WHAT TO WORK ON ▸
Set down, exactly as written, the lines from the top of the data to the line that holds "120, 140, 160];", and omit the pictures.
--- start GIVEN INFORMATION ---
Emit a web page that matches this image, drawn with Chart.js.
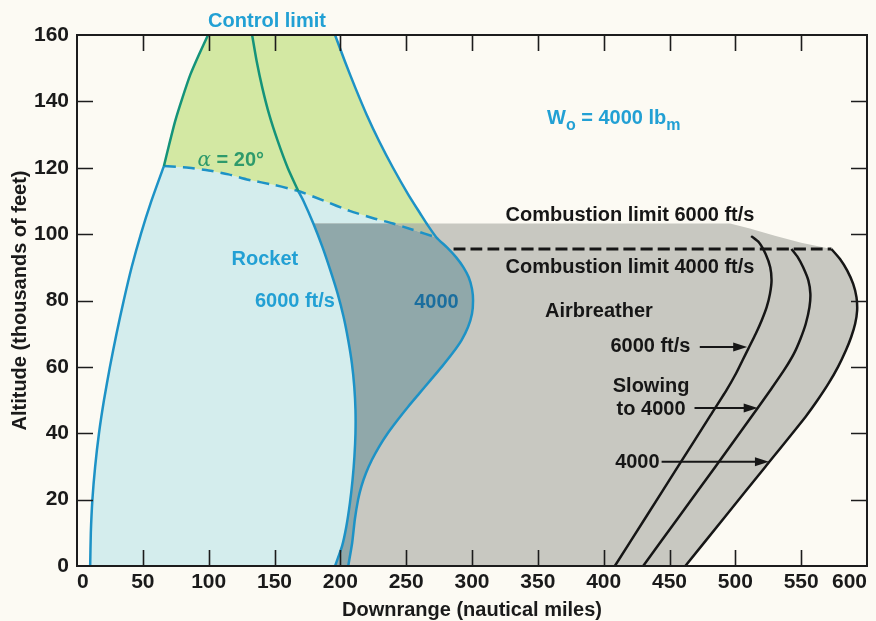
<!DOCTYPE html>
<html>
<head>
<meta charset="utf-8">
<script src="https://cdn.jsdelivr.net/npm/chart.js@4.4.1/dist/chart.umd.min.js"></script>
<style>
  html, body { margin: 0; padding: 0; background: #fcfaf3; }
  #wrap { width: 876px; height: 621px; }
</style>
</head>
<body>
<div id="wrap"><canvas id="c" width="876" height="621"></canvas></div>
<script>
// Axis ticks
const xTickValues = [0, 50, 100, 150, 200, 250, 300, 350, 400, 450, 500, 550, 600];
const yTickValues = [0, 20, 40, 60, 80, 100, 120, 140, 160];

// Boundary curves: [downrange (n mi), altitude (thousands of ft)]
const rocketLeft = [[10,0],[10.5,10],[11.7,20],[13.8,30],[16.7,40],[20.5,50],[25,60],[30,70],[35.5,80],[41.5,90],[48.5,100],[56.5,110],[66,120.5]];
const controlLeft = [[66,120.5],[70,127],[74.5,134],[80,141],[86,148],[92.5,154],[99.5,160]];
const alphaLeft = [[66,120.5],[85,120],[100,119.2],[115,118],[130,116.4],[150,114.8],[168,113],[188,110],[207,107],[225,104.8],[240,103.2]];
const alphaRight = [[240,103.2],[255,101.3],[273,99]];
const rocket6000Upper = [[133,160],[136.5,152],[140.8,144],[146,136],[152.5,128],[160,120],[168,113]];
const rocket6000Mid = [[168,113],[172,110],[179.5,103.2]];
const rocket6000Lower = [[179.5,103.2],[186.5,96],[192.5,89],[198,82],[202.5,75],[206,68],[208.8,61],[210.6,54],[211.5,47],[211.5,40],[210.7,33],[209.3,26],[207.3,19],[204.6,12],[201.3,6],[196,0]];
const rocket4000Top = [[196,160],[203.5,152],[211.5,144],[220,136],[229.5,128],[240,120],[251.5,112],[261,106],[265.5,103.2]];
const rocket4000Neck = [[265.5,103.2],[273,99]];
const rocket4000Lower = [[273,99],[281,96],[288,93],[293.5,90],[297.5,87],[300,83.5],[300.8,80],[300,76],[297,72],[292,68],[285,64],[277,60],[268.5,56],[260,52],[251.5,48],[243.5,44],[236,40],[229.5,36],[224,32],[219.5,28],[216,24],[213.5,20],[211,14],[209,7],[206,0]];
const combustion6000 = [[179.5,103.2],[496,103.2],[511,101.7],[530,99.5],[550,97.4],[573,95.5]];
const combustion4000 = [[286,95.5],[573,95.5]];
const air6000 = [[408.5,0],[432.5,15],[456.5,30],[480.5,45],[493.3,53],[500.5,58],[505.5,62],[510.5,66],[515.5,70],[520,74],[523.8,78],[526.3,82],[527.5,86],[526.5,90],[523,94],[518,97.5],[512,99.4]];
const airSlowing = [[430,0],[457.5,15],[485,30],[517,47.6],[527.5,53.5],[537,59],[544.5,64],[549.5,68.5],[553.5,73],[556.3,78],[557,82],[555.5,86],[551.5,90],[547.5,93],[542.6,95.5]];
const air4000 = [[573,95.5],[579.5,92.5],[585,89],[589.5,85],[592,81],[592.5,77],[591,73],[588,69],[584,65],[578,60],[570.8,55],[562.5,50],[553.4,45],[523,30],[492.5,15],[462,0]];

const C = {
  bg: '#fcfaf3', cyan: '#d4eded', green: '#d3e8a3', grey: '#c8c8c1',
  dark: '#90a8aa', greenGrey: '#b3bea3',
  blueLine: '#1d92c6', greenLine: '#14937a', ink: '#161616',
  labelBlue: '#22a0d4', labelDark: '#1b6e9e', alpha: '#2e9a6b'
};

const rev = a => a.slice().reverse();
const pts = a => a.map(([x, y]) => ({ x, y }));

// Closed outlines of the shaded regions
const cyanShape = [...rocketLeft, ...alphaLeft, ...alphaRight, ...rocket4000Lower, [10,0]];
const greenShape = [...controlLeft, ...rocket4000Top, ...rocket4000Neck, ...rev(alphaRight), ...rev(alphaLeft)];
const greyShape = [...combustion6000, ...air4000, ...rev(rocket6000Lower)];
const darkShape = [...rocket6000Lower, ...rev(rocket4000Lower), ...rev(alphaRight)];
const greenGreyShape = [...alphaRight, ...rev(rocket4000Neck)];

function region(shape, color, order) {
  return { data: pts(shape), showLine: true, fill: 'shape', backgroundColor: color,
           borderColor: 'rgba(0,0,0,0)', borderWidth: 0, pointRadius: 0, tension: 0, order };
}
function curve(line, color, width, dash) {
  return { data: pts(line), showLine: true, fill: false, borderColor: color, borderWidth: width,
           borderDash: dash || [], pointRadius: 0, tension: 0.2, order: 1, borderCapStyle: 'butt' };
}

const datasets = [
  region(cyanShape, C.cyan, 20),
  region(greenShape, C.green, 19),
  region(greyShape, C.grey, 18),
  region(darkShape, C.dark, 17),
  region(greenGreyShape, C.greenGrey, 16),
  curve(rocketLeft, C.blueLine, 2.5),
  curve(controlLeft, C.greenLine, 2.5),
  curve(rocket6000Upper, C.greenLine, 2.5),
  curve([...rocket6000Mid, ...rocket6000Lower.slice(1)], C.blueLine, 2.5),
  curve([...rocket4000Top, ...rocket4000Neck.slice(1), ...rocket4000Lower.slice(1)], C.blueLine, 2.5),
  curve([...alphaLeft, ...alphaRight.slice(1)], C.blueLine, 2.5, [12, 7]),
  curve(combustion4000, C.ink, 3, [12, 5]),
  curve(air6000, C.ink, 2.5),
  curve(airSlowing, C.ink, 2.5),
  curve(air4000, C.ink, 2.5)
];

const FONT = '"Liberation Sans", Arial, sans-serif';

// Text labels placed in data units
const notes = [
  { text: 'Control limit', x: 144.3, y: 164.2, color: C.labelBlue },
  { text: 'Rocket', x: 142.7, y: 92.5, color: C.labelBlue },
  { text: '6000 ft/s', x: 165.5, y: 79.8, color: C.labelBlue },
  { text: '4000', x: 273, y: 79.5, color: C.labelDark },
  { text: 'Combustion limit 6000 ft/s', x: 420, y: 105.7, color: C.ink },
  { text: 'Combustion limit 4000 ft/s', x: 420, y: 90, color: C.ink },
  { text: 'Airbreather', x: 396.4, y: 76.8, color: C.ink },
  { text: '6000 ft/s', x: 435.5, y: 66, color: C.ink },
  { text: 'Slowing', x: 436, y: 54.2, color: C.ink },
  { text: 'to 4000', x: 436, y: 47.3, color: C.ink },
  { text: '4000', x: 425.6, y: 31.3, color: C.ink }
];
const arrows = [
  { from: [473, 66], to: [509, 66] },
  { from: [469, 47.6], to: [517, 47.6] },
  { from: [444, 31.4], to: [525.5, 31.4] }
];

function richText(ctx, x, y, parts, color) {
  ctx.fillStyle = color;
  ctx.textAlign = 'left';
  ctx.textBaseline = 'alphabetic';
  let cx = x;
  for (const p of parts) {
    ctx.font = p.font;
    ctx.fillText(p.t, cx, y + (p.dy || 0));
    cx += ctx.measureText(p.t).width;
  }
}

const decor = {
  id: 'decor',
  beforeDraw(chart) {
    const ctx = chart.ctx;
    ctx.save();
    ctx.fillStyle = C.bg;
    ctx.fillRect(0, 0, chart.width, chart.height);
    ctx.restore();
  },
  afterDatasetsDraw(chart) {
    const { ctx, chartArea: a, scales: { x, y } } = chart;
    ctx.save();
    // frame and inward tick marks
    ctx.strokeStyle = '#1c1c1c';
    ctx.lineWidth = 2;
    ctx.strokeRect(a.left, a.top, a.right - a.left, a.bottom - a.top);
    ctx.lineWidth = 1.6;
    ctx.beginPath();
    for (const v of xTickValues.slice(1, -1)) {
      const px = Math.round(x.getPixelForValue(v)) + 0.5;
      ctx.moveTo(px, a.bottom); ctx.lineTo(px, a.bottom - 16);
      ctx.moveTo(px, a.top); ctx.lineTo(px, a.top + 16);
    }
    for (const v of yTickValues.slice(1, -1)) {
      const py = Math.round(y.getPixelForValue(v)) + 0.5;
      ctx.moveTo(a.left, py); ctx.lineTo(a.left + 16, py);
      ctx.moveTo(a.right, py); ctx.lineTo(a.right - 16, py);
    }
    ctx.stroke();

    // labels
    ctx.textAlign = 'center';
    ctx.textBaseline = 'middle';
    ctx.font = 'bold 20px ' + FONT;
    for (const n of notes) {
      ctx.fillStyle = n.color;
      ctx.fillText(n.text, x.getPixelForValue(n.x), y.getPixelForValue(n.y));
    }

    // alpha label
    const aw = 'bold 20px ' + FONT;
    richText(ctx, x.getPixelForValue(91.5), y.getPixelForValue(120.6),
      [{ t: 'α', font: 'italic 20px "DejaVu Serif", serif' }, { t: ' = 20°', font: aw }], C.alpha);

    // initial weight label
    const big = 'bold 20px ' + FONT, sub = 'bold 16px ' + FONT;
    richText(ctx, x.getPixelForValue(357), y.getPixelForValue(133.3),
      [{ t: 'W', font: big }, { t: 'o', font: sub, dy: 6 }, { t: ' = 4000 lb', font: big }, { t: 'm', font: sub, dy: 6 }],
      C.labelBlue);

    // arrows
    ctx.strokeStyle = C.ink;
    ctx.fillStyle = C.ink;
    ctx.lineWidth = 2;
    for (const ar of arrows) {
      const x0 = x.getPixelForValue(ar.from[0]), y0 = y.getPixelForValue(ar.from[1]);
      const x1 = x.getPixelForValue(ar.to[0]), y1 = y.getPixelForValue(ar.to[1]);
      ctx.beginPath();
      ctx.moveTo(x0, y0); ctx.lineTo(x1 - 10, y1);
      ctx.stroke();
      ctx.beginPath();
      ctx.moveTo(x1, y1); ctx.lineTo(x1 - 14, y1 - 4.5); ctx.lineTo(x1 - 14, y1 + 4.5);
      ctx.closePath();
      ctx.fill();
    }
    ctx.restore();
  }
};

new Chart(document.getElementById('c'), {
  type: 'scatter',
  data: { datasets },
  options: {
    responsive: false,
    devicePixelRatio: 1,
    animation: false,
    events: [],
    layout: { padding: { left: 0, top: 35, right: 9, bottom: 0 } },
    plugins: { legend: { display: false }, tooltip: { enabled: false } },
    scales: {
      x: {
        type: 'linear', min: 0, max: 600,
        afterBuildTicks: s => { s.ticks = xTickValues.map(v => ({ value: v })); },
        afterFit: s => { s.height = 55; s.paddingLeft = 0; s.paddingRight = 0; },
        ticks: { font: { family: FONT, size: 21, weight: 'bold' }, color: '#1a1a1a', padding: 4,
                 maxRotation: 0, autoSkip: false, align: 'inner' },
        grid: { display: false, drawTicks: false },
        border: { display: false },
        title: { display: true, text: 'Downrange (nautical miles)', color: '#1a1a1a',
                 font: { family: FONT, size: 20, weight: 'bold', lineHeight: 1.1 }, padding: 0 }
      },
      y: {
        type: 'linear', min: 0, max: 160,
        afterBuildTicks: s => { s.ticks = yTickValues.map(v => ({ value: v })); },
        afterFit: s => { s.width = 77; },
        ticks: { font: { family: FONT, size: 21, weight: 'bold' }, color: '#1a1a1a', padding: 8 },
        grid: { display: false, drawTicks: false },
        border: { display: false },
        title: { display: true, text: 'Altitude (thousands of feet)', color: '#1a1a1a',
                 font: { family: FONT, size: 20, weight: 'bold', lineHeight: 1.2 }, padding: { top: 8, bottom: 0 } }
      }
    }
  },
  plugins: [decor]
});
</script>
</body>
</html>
--- end GIVEN INFORMATION ---
EXPECTED ANSWER ▸
Emit a web page that matches this image, drawn with Chart.js.
<!DOCTYPE html>
<html>
<head>
<meta charset="utf-8">
<script src="https://cdn.jsdelivr.net/npm/chart.js@4.4.1/dist/chart.umd.min.js"></script>
<style>
  html, body { margin: 0; padding: 0; background: #fcfaf3; }
  #wrap { width: 876px; height: 621px; }
</style>
</head>
<body>
<div id="wrap"><canvas id="c" width="876" height="621"></canvas></div>
<script>
// Axis ticks
const xTickValues = [0, 50, 100, 150, 200, 250, 300, 350, 400, 450, 500, 550, 600];
const yTickValues = [0, 20, 40, 60, 80, 100, 120, 140, 160];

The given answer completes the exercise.